The accumulated effect of these dynamics– the changed character of war, the lowered costs of conflict, the transnational patronage networks, the collapse of mediation frameworks and IHL norms, and the intensification of competition for the Red Sea littoral– is a regional conflict system of a qualitatively different order than that of previous decades. It is sustained by external patronage, as well as the entrenched domestic war economies and elite survival strategies that render these conflicts self-perpetuating. And the struggle of more coherent ‘Middle Powers’ will continue to intersect with the murky networks of the Red Sea economy.

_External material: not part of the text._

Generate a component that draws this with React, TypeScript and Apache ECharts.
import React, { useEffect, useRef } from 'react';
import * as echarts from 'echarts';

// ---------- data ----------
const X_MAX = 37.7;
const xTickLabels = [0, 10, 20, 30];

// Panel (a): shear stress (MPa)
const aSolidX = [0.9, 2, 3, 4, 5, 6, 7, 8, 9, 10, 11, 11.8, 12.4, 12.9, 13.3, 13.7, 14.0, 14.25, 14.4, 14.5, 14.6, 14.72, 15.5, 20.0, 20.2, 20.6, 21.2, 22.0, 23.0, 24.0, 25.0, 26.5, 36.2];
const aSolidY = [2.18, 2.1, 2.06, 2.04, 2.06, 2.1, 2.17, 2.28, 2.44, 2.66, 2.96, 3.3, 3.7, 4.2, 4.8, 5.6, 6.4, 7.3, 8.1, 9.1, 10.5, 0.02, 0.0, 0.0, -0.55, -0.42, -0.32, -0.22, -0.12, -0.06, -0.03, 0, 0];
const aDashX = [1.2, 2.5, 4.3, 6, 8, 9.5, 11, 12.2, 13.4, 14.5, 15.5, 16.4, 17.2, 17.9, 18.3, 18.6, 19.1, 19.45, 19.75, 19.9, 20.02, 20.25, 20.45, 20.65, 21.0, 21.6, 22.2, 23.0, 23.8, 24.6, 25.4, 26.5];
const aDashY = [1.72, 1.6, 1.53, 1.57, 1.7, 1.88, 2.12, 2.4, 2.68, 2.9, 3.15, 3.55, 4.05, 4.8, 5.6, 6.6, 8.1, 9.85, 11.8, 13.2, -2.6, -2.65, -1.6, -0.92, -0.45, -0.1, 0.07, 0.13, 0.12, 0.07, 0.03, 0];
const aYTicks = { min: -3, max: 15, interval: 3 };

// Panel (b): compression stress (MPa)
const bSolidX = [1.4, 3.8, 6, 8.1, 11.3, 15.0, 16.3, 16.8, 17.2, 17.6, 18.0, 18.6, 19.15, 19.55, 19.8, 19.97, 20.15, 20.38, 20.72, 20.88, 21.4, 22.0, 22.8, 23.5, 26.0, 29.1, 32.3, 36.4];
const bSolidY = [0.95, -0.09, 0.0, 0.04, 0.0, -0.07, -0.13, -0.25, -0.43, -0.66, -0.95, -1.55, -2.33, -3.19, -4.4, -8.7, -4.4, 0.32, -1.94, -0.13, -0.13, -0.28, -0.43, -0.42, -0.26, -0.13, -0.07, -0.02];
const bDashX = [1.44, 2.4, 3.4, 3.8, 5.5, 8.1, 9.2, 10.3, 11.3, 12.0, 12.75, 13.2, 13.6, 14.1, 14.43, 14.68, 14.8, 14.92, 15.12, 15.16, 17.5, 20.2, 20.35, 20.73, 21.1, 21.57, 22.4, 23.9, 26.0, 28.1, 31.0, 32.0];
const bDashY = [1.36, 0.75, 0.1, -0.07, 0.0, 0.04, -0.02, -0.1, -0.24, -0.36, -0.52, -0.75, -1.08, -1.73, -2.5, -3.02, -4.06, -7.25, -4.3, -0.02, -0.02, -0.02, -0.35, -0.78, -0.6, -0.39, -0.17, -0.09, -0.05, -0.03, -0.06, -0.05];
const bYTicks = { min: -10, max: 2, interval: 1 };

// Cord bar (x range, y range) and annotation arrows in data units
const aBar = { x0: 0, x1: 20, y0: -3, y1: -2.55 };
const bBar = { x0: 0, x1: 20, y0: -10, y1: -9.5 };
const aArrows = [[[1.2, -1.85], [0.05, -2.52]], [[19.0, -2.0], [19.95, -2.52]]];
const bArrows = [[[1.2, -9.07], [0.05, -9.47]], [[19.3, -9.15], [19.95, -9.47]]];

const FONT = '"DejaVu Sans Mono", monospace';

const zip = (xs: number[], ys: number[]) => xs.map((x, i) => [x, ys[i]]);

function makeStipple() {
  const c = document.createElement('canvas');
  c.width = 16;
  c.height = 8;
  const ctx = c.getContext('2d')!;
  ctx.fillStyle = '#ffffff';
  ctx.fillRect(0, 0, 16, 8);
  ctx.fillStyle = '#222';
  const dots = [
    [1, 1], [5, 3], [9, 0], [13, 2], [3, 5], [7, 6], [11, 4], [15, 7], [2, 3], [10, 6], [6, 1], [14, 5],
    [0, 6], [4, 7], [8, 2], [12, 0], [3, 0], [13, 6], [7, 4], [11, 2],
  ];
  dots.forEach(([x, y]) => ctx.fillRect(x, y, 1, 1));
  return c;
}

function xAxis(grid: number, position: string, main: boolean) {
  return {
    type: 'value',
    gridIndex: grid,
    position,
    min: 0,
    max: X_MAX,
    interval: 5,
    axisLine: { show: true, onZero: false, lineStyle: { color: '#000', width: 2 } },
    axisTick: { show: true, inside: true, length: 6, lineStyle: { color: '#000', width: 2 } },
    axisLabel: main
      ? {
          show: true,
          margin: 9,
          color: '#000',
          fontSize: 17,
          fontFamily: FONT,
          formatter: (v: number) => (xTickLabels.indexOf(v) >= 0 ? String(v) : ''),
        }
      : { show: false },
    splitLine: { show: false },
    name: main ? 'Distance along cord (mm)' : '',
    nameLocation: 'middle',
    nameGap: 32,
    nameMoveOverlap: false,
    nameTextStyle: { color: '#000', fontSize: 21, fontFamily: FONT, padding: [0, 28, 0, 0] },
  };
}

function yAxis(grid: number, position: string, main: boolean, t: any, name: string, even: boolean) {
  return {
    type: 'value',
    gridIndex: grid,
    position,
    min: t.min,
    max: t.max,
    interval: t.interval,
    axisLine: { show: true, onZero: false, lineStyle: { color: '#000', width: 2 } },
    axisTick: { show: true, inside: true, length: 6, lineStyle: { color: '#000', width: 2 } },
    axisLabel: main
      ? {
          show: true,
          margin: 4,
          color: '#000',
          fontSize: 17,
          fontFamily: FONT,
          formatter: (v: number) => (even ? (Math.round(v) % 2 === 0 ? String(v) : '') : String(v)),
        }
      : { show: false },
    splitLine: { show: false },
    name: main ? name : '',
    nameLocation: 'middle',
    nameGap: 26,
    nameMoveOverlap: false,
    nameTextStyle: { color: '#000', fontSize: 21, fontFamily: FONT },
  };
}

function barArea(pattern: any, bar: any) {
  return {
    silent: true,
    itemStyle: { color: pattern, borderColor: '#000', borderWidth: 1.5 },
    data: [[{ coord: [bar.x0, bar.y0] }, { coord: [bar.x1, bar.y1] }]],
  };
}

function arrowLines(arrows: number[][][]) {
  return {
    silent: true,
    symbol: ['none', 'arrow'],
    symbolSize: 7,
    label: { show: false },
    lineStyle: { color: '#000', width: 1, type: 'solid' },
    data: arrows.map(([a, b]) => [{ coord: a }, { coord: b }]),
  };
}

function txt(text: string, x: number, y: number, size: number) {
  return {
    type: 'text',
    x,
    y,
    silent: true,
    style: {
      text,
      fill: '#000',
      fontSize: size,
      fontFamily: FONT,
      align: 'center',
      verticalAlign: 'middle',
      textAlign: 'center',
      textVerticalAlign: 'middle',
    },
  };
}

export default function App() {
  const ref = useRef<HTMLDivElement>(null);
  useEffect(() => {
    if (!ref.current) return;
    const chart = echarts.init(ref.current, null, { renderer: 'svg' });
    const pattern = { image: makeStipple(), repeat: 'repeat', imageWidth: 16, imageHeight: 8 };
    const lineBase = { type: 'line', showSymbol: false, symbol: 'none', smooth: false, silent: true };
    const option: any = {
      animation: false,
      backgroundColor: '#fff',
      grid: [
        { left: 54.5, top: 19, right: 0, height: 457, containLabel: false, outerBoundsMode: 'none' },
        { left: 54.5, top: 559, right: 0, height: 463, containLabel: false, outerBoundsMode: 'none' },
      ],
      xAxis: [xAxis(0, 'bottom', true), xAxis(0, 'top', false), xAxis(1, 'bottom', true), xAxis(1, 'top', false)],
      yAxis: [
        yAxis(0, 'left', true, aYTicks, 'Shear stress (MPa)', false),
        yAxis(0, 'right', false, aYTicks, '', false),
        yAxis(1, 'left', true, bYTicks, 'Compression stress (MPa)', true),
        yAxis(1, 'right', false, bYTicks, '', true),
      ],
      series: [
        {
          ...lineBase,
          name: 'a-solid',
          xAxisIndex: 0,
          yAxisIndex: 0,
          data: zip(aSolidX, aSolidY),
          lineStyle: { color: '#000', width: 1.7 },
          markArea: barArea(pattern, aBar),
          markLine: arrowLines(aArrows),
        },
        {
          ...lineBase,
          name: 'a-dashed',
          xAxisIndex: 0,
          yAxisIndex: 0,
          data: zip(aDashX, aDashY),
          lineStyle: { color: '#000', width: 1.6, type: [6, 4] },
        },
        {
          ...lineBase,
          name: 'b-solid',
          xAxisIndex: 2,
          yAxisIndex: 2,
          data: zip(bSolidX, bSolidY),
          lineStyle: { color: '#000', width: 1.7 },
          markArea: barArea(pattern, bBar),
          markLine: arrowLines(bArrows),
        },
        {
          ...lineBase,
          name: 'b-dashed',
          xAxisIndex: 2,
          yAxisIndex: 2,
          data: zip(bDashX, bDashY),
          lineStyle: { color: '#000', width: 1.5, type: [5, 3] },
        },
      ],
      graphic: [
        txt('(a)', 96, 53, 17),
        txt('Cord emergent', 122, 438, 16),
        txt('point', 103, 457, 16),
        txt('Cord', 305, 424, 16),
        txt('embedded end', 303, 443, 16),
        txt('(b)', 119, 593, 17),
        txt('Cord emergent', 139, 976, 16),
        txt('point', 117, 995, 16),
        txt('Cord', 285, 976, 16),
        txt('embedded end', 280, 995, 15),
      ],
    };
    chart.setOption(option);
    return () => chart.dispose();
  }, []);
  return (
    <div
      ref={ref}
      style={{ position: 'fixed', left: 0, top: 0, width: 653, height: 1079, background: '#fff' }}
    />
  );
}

Today, what is underway is a brawl for supremacy over the Horn’s resources and strategic geography, waged simultaneously at the level of ethnic communities fighting for land, armed movements and their state backers competing for territory and resource access, and external powers positioning for control of the region’s logistics nodes. Luttwak was not entirely wrong, with his insight that ill-thought-out intervention can freeze conflicts into recurring cycles of violence readily apparent in the Horn. Jeddah over Sudan is another clear example of conferring legitimacy on belligerents without constraining them, relieving pressure whilst the underlying dynamics– and conflict– grind on. But his deeper argument that wars, left to burn, can exhaust themselves feels awfully irrelevant in the total, externalised wars of the Horn today. These wars do not burn out, but smoulder and spread– and consume what remains of the regional order.